Credit Lender Services Agency (CLSA) is a consumer reporting agency (CRA), according to Judge Gene E.K. Pratter of the U.S. District Court for Pennsylvania (opinion). CLSA subcontracts for “searchers,” “abstractors,” and/or “independent contractors” who collect public record information for CLSA, which, in turn, provides that information to banks and other businesses. In this case, the record in question was a directory of open judgments and municipal liens maintained by courts.
As noted in a BallardSpahr blog,
The plaintiffs sued CLSA, alleging that it violated the FCRA by failing to follow reasonable procedures to assure maximum possible accuracy when preparing a consumer report (15 U.S.C. Sec. 1681e(b)) and by failing to conduct a reasonable reinvestigation of the plaintiffs’ dispute (15 U.S.C. Sec. 1681i(a)). CLSA moved for summary judgment, asserting that it was not subject to the FCRA as a matter of law because it was not a CRA and did not supply “consumer reports” within the meaning of the FCRA. It also asserted that even if it was subject to the FCRA, no reasonable juror could find that it violated either FCRA provision.
The blog continues,
As an initial matter, the district court found that CLSA was a CRA. In doing so, it rejected CLSA’s argument that an entity can only be a CRA if it issues “consumer reports.” Based on the FCRA definitions of the terms CRA and “consumer report,” the district court concluded that to be a CRA, an entity does not actually have to furnish “consumer reports” but instead must act for the purpose of furnishing “consumer reports.” Thus, an entity could be a CRA if it acted for the purpose of furnishing “consumer reports” even if it never produced a report or the intended report is determined not to be a “consumer report.” Stated differently, “the Court does not need to determine that an entity actually produced a ‘consumer report’ to find that it is a [CRA].” However, the court indicated that the opposite was not true, meaning the FCRA’s definition of “consumer report” does require the report to come from a CRA.
Turning to the issue of whether CLSA was a CRA, the court found that CLSA’s operations satisfied the elements of the FCRA definition.
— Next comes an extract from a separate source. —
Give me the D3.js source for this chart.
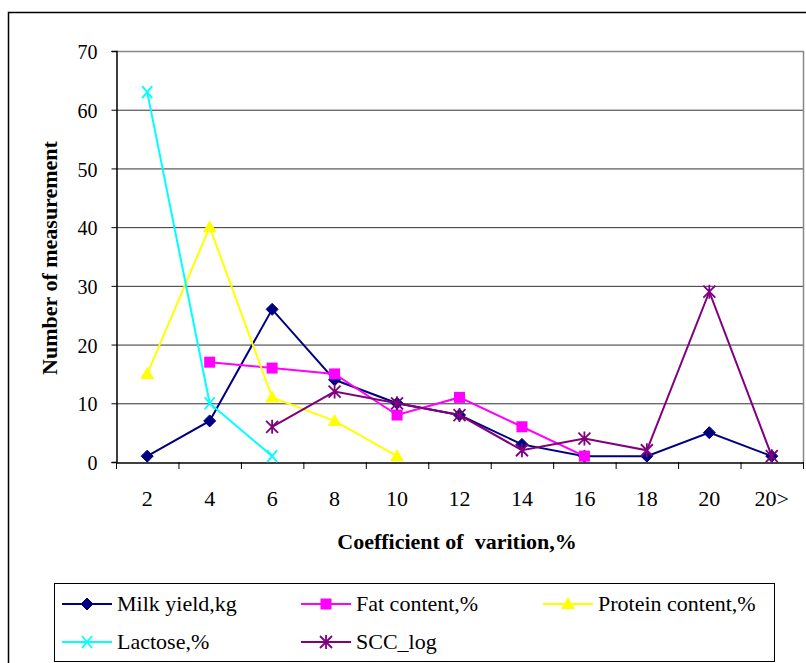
<!DOCTYPE html>
<html><head><meta charset="utf-8">
<script src="https://cdn.jsdelivr.net/npm/d3@7"></script>
<style>body{margin:0;background:#fff}svg{display:block}text{font-family:"Liberation Serif","Times New Roman",serif}</style>
</head><body>
<svg id="c" width="806" height="663"></svg>
<script>
const categories = ["2","4","6","8","10","12","14","16","18","20","20>"];
const milkYield = [1,7,26,14,10,8,3,1,1,5,1];
const fatContent = [null,17,16,15,8,11,6,1,null,null,null];
const proteinContent = [15,40,11,7,1,null,null,null,null,null,null];
const lactose = [63,10,1,null,null,null,null,null,null,null,null];
const sccLog = [null,null,6,12,10,8,2,4,2,29,1];
const yTicks = [0,10,20,30,40,50,60,70];

const series = [
  {name:"Milk yield,kg", values:milkYield, color:"#000080", marker:"diamond"},
  {name:"Fat content,%", values:fatContent, color:"#FF00FF", marker:"square"},
  {name:"Protein content,%", values:proteinContent, color:"#FFFF00", marker:"triangle"},
  {name:"Lactose,%", values:lactose, color:"#00FFFF", marker:"x"},
  {name:"SCC_log", values:sccLog, color:"#800080", marker:"star"}
];

const svg = d3.select("#c");
svg.append("rect").attr("x",8.5).attr("y",12.5).attr("width",820).attr("height",700)
  .attr("fill","none").attr("stroke","#000").attr("stroke-width",1.5);

const L=116, R=803, T=51, B=462;
const x = d3.scaleBand().domain(categories).range([L,R]);
const y = d3.scaleLinear().domain([0,70]).range([B,T]);

svg.append("g").selectAll("line").data(yTicks.filter(d=>d>0&&d<70)).join("line")
  .attr("x1",L).attr("x2",R).attr("y1",d=>y(d)+0.5).attr("y2",d=>y(d)+0.5)
  .attr("stroke","#333").attr("stroke-width",1);
svg.append("path").attr("d",`M${L},${y(70)+0.5}H${R+0.5}V${B}`).attr("fill","none").attr("stroke","#888").attr("stroke-width",1.5);

const ya = d3.axisLeft(y).tickValues(yTicks).tickSize(5).tickPadding(14);
const gy = svg.append("g").attr("transform",`translate(${L+0.5},0)`).call(ya);
gy.select(".domain").attr("stroke","#000").attr("stroke-width",1.5);
gy.selectAll(".tick line").attr("stroke","#000");
gy.selectAll(".tick text").attr("font-size",20).attr("fill","#000").attr("dy","0.38em");

const xa = d3.axisBottom(x).tickSize(0).tickPadding(28);
const gx = svg.append("g").attr("transform",`translate(0,${B+0.5})`).call(xa);
gx.select(".domain").attr("stroke","#000").attr("stroke-width",1.5);
gx.selectAll(".tick text").attr("font-size",22).attr("fill","#000");
const bounds = categories.map(c=>x(c)).concat([R]);
svg.append("g").selectAll("line").data(bounds).join("line")
  .attr("x1",d=>d+0.5).attr("x2",d=>d+0.5).attr("y1",B).attr("y2",B+7).attr("stroke","#000");

svg.append("text").attr("x",457).attr("y",549).attr("text-anchor","middle")
  .attr("font-size",22).attr("font-weight","bold").style("white-space","pre").text("Coefficient of  varition,%");
svg.append("text").attr("transform","translate(57,258) rotate(-90)").attr("text-anchor","middle")
  .attr("font-size",22).attr("font-weight","bold").text("Number of measurement");

function drawMarker(g, type, color, cx, cy){
  const s=6;
  if(type==="diamond"){
    g.append("path").attr("d",`M${cx},${cy-s}L${cx+s},${cy}L${cx},${cy+s}L${cx-s},${cy}Z`).attr("fill",color).attr("stroke",color);
  } else if(type==="square"){
    g.append("rect").attr("x",cx-5.5).attr("y",cy-5.5).attr("width",11).attr("height",11).attr("fill",color);
  } else if(type==="triangle"){
    g.append("path").attr("d",`M${cx},${cy-7}L${cx+7},${cy+5}L${cx-7},${cy+5}Z`).attr("fill",color);
  } else if(type==="x"){
    g.append("path").attr("d",`M${cx-5},${cy-6}L${cx+5},${cy+6}M${cx+5},${cy-6}L${cx-5},${cy+6}`).attr("stroke",color).attr("stroke-width",1.8);
  } else if(type==="star"){
    g.append("path").attr("d",`M${cx-6},${cy-6}L${cx+6},${cy+6}M${cx+6},${cy-6}L${cx-6},${cy+6}M${cx},${cy-7}V${cy+7}`).attr("stroke",color).attr("stroke-width",1.8);
  }
}

const line = d3.line().defined(d=>d.v!=null).x(d=>x(d.c)+x.bandwidth()/2).y(d=>y(d.v));
series.forEach(s=>{
  const pts = categories.map((c,i)=>({c, v:s.values[i]}));
  const g = svg.append("g");
  g.append("path").attr("d",line(pts)).attr("fill","none").attr("stroke",s.color).attr("stroke-width",2);
  pts.filter(p=>p.v!=null).forEach(p=>drawMarker(g,s.marker,s.color,x(p.c)+x.bandwidth()/2,y(p.v)));
});

svg.append("rect").attr("x",54.5).attr("y",583.5).attr("width",720).attr("height",78)
  .attr("fill","#fff").attr("stroke","#000").attr("stroke-width",1);
const legPos = [[62,604],[301,604],[543,604],[62,642],[301,642]];
series.forEach((s,i)=>{
  const [lx,ly]=legPos[i];
  const g = svg.append("g");
  g.append("line").attr("x1",lx).attr("x2",lx+50).attr("y1",ly).attr("y2",ly).attr("stroke",s.color).attr("stroke-width",2);
  drawMarker(g,s.marker,s.color,lx+25,ly);
  g.append("text").attr("x",lx+55).attr("y",ly+7).attr("font-size",22).text(s.name);
});
</script>
</body></html>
In addition to receiving monetary fees and using interstate commerce, the other elements of the CRA definition require an entity to regularly engage in the practice of assembling or evaluating consumer credit information or other information on consumers for the purpose of furnishing consumer reports to third parties. CLSA argued that it was not “assembling” information but had only accessed records of open judgments on the court’s database that were assembled by the court. The court rejected this argument, finding that the judgments were only a portion of the report, which included other information such as outstanding mortgages, home value, and other outstanding liens. According to the court, “assembling” does not require the changing of contents but only requires the gathering and grouping of information. The court also found that CLSA’s reports were “consumer reports” for purposes of the FCRA.
With regard to CLSA’s alleged FCRA violations, the court was unwilling to grant summary judgment in favor of CLSA on the plaintiffs’ claim that CLSA had negligently violated Section 1681e(b) by failing to follow reasonable procedures to assure maximum possible accuracy when preparing consumer reports. Among the elements that must be established to prove a Section 1681e(b) violation is that inaccurate information was included in a consumer report due to a CRA’s failure to follow reasonable procedures. The district court refused to follow the Seventh Circuit’s 1994 decision in Henson v. CSC Credit Services, which held that as a matter of law, a CRA does not violate the FCRA by reporting inaccurate information obtained from a court’s judgment docket absent prior notice from the consumer that the information may be inaccurate. According to the court, Third Circuit decisions had made clear that the reasonableness of a CRA’s procedures is a jury question and because there was evidence that CLSA took no steps to check the accuracy of the information it provides to customers and CLSA had not introduced evidence to show that its procedures were reasonable, a reasonable jury could find its procedures were unreasonable.
The court did, however, grant summary judgment in favor of CLSA on the plaintiffs’ claims that CLSA had willfully violated Section 1681e(b) and that it had negligently and willfully violated Section 1681i(a) by failing to conduct a reasonable reinvestigation of the plaintiffs’ dispute. According to the court, based on Henson and the absence of direct Third Circuit precedent, CLSA’s reading of Section 1681e(b) could have reasonably found support in the courts. As a result, its Section 1681e(b) violation was not willful. As to the plaintiffs’ Section 1681i(a) claims, the court found that because there was no evidence in the record that the plaintiffs had notified CLSA of an error and requested a reinvestigation, there was no genuine dispute of material fact whether CLSA had negligently or willfully failed to conduct a reasonable reinvestigation.
The case is McGrath v. Credit Lender Services Agency, No. 2:20-cv-02042, Feb. 25, 2022 (U.S.Dist. Ct., E.D. Penn.). The plaintiff is represented by Gorski Law and the defendant is represented by Fox Rothschild.